■ **MATERIAL FOR THIS TASK**:
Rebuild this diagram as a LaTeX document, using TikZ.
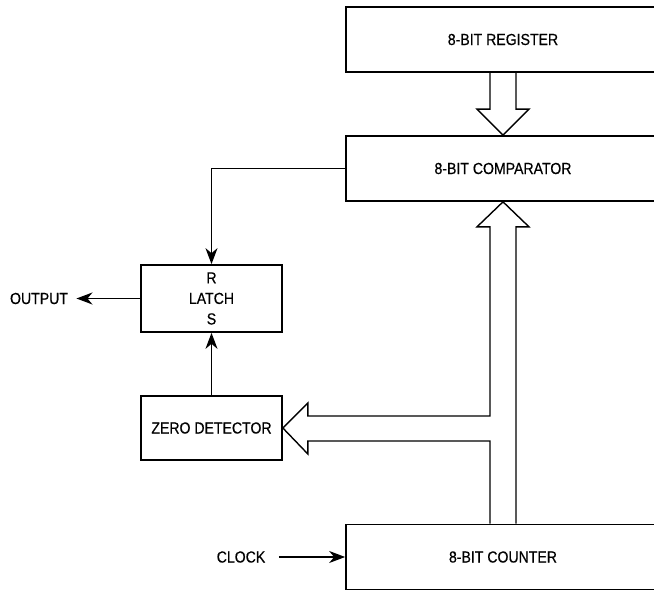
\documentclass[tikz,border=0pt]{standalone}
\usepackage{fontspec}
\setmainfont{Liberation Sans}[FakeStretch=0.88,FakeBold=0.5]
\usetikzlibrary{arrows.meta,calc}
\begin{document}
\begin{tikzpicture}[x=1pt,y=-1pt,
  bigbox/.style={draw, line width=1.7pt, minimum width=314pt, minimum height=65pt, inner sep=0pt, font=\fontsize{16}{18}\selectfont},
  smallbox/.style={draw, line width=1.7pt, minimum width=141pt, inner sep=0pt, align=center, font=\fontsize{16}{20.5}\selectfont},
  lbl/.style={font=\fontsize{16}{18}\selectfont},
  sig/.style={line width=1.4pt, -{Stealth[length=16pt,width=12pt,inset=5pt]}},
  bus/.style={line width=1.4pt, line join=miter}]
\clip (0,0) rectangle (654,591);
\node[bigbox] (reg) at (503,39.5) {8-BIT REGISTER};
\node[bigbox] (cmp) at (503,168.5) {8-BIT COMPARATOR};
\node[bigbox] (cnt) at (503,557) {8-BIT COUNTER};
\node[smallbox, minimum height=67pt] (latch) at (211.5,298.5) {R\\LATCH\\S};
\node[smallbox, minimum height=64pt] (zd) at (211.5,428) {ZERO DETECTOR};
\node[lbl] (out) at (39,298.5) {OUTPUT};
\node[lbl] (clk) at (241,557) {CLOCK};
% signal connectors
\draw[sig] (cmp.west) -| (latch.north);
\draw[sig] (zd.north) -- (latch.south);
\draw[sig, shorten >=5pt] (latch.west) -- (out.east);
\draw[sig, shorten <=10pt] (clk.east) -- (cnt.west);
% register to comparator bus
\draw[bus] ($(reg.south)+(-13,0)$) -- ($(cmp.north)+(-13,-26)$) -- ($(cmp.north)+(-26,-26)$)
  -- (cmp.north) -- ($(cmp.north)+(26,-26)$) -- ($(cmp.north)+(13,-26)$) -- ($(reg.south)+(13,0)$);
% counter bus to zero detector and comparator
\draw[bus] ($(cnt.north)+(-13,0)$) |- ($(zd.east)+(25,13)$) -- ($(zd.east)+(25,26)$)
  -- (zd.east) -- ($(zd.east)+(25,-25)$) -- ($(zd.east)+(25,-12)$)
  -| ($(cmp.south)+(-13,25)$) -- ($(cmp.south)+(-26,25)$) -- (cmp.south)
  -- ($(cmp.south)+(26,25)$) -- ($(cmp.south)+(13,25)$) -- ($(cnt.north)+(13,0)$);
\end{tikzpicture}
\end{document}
---
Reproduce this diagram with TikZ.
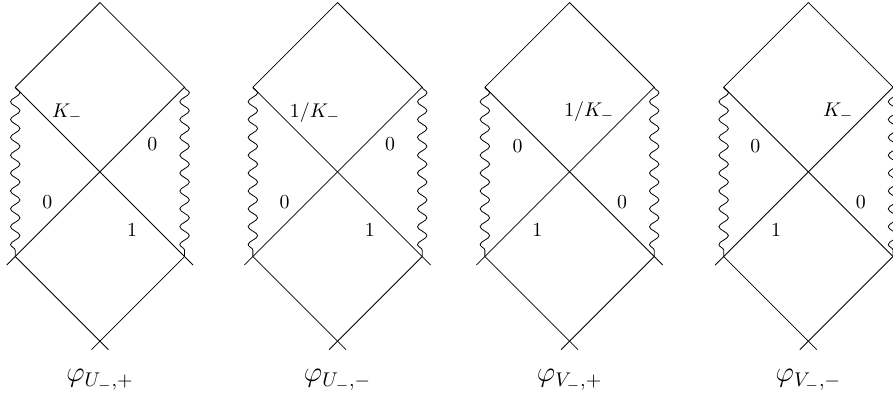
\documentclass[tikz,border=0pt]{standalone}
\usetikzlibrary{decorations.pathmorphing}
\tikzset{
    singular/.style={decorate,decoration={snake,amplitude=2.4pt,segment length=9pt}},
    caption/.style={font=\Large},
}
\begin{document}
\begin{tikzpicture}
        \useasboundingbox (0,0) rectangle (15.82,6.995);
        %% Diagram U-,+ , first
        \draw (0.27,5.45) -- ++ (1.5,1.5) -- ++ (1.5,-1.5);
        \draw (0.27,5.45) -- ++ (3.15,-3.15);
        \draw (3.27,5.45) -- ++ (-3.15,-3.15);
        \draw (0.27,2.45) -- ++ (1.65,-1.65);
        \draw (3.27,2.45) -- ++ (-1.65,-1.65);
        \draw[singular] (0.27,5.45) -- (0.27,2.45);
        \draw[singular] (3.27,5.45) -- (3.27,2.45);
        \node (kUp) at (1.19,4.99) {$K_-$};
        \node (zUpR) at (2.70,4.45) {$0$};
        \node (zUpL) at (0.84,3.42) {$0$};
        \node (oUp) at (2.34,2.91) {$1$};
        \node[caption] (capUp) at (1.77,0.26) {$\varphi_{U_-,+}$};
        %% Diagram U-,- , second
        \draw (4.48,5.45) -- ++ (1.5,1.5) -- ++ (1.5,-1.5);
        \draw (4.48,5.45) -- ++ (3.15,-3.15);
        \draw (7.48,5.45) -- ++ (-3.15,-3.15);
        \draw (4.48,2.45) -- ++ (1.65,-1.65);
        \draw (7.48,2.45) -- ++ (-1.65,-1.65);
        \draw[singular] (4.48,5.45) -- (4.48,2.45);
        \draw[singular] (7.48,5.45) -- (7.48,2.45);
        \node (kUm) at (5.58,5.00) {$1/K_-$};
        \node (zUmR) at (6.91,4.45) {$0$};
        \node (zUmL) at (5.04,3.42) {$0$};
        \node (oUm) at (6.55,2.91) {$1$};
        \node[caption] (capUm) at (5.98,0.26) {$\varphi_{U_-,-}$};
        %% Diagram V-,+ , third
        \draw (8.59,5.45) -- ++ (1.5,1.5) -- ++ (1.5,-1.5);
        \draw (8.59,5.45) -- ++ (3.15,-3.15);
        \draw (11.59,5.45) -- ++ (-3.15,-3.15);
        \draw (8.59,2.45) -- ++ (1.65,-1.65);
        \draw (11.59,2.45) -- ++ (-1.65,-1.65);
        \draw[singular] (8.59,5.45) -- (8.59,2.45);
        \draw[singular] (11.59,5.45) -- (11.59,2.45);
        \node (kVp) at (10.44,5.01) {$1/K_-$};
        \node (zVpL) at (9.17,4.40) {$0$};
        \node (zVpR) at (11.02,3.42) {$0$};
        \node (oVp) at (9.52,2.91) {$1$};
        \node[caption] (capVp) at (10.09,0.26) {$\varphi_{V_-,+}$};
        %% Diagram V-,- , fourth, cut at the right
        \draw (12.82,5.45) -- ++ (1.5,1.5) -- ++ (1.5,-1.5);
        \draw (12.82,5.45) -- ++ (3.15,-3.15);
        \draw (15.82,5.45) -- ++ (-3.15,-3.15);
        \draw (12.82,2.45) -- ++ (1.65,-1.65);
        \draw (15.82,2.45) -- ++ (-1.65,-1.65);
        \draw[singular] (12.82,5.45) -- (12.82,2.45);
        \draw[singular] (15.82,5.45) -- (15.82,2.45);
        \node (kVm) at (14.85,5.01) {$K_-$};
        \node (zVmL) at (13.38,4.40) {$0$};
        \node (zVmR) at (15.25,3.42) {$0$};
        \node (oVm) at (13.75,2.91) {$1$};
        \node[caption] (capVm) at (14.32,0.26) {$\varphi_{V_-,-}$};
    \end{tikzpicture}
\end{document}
* * *
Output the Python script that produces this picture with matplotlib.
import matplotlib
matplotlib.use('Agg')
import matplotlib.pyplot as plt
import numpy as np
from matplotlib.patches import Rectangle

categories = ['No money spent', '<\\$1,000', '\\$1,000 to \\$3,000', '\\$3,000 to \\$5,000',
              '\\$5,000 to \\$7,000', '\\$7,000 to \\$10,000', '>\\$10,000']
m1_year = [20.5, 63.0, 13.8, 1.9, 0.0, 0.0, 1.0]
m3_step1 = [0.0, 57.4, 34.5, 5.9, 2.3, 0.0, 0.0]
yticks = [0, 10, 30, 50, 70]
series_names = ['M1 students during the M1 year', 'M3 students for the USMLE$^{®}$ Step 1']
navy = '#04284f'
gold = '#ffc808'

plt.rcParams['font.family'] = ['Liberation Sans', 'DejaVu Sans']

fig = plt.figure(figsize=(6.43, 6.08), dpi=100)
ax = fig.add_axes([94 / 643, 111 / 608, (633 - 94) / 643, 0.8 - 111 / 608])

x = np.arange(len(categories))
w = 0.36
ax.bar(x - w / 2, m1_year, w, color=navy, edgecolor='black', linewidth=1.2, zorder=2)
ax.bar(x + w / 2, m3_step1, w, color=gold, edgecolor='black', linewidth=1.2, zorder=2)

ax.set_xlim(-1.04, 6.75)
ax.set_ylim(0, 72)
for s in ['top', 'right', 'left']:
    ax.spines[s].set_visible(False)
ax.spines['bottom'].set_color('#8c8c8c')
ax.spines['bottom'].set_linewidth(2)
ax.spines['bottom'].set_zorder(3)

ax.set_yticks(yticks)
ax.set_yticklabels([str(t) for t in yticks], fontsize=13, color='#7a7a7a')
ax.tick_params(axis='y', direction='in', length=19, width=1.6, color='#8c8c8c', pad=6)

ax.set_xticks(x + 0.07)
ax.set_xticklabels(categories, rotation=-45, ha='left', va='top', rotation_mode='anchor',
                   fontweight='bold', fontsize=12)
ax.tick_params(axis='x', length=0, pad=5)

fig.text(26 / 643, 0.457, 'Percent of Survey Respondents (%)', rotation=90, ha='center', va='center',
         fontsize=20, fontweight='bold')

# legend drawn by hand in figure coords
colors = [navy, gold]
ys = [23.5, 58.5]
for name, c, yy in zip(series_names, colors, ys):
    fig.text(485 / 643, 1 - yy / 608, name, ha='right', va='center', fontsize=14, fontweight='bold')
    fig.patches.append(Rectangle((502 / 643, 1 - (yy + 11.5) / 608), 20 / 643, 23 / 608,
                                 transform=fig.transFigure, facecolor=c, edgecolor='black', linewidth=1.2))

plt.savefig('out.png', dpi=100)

■ **STATED TASK**:
Repeat exactly the lines from the one containing "Output the Python" through the one containing "width=1.6, color='#8c8c8c', pad=6)", both included, and nothing else.

■ **REPLY TO THE EXERCISE**:
Output the Python script that produces this picture with matplotlib.
import matplotlib
matplotlib.use('Agg')
import matplotlib.pyplot as plt
import numpy as np
from matplotlib.patches import Rectangle

categories = ['No money spent', '<\\$1,000', '\\$1,000 to \\$3,000', '\\$3,000 to \\$5,000',
              '\\$5,000 to \\$7,000', '\\$7,000 to \\$10,000', '>\\$10,000']
m1_year = [20.5, 63.0, 13.8, 1.9, 0.0, 0.0, 1.0]
m3_step1 = [0.0, 57.4, 34.5, 5.9, 2.3, 0.0, 0.0]
yticks = [0, 10, 30, 50, 70]
series_names = ['M1 students during the M1 year', 'M3 students for the USMLE$^{®}$ Step 1']
navy = '#04284f'
gold = '#ffc808'

plt.rcParams['font.family'] = ['Liberation Sans', 'DejaVu Sans']

fig = plt.figure(figsize=(6.43, 6.08), dpi=100)
ax = fig.add_axes([94 / 643, 111 / 608, (633 - 94) / 643, 0.8 - 111 / 608])

x = np.arange(len(categories))
w = 0.36
ax.bar(x - w / 2, m1_year, w, color=navy, edgecolor='black', linewidth=1.2, zorder=2)
ax.bar(x + w / 2, m3_step1, w, color=gold, edgecolor='black', linewidth=1.2, zorder=2)

ax.set_xlim(-1.04, 6.75)
ax.set_ylim(0, 72)
for s in ['top', 'right', 'left']:
    ax.spines[s].set_visible(False)
ax.spines['bottom'].set_color('#8c8c8c')
ax.spines['bottom'].set_linewidth(2)
ax.spines['bottom'].set_zorder(3)

ax.set_yticks(yticks)
ax.set_yticklabels([str(t) for t in yticks], fontsize=13, color='#7a7a7a')
ax.tick_params(axis='y', direction='in', length=19, width=1.6, color='#8c8c8c', pad=6)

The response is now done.